What is Content Migration?
Content migration is the process of systematically transferring content from one platform or system to another while maintaining data integrity. It occurs for various business reasons—CMS upgrades, cloud migration, platform consolidation. Beyond simple data copying, it requires solving many technical and strategic challenges: preserving metadata, maintaining URLs, protecting search engine rankings, and ensuring continued user access.
In a nutshell: Like moving houses—transferring all furniture and belongings to a new home safely.

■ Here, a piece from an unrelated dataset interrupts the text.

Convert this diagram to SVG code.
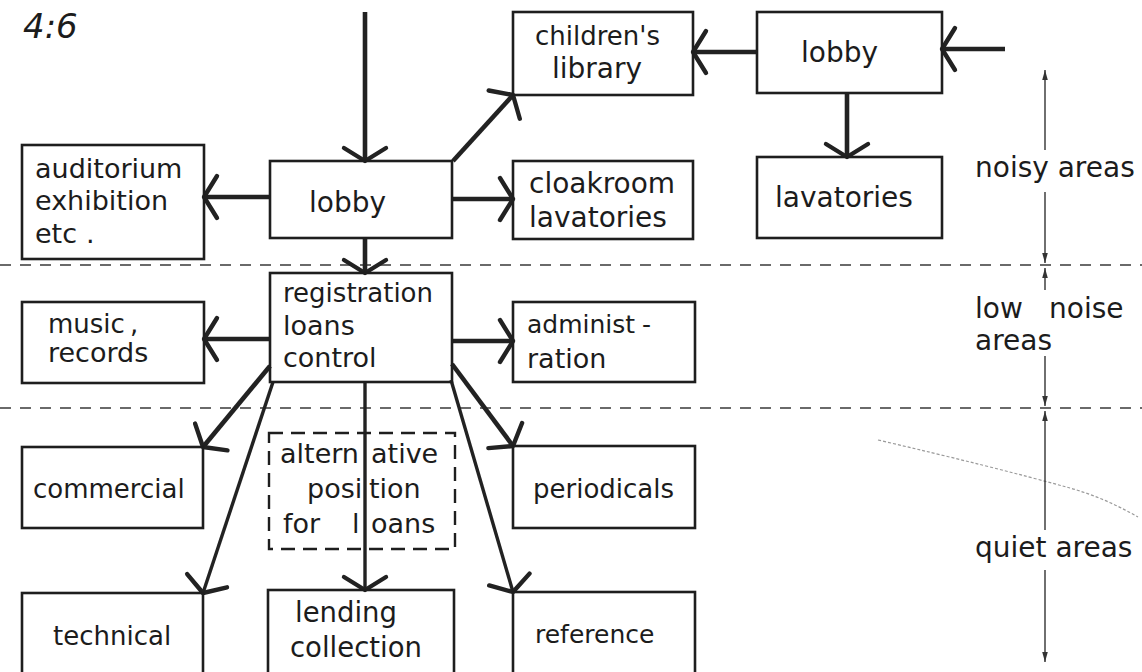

Systems work similarly: safely transferring data between platforms.
Key points:
- What it does: Transfer text, images, videos, and metadata from old to new systems
- Why it’s needed: To leverage new system security, performance, and capabilities
- Who uses it: IT departments, marketers, webmasters, data management teams
Important migration steps
Effective content migration requires content audit first. Before migrating, catalog all current content, determine what’s current and valuable, and identify what’s outdated and should be deleted. Next, plan URL structure and redirects. Redirect mappings from old to new URLs protect search engine value and preserve existing external link value.
Data mapping clarifies how old system fields correspond to new system fields. Author information, publication dates, and tags must migrate correctly. Test environment validation is essential—verify data accuracy, format preservation, and broken link absence before actual migration.
Main benefits
Enhanced security and compliance — Migrate to platforms with current security practices. Improved performance — Faster, more scalable systems enhance user experience. Expanded capabilities — Leverage new system features and improve content management efficiency. Reduced operational costs — Maintainable systems reduce long-term management expenses.

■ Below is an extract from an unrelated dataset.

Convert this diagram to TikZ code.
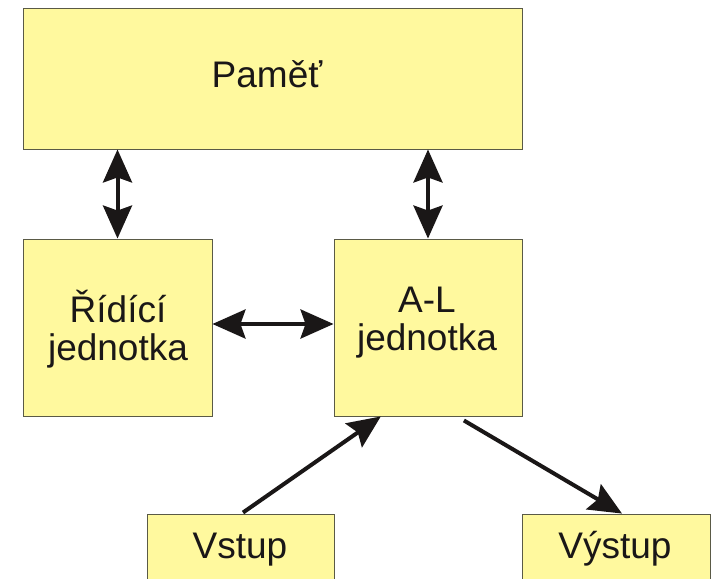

Implementation best practices
Adoption of phased approach reduces risk. Rather than migrating all content at once, start with high-priority content, then expand. For large content sets, execute batch processing in multiple passes. During migration, user notification is critical—communicate URL changes and temporary downtime. Post-migration monitoring catches errors early. Finally, performance validation confirms load speeds, functionality, and SEO evaluation in the new system.
Related terms
- CMS — System for centralized content management
- URL Redirect — Automatic forwarding from old to new URLs
- SEO — Maintaining search engine visibility
- Metadata — Descriptive content information (author, date, tags)

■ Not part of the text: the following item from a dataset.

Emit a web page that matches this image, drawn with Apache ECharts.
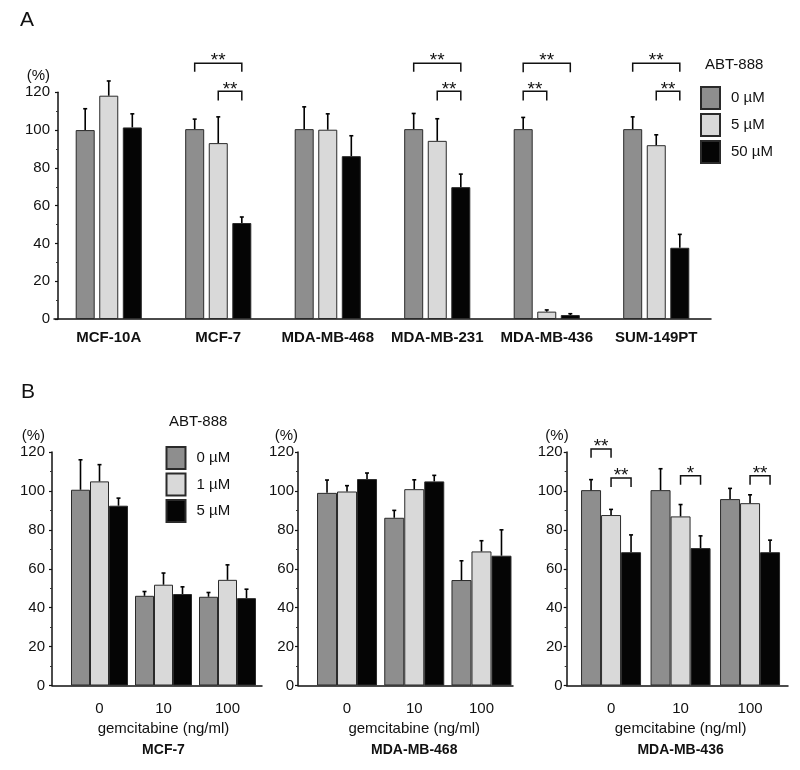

- API — Data integration mechanism between systems
Frequently asked questions
Q: Is downtime unavoidable during migration? A: Downtime is minimizable with planning. Staging validation, redirect setup, and backup preparation can reduce production environment downtime to minutes.
Q: What if old and new system data formats differ? A: During data mapping, identify format differences and prepare conversion tools or scripts. Advanced planning is key.
Q: How long should post-migration verification take? A: Minimum 2 weeks, ideally 1 month of continuous log monitoring and performance checks. Problems often emerge during this period.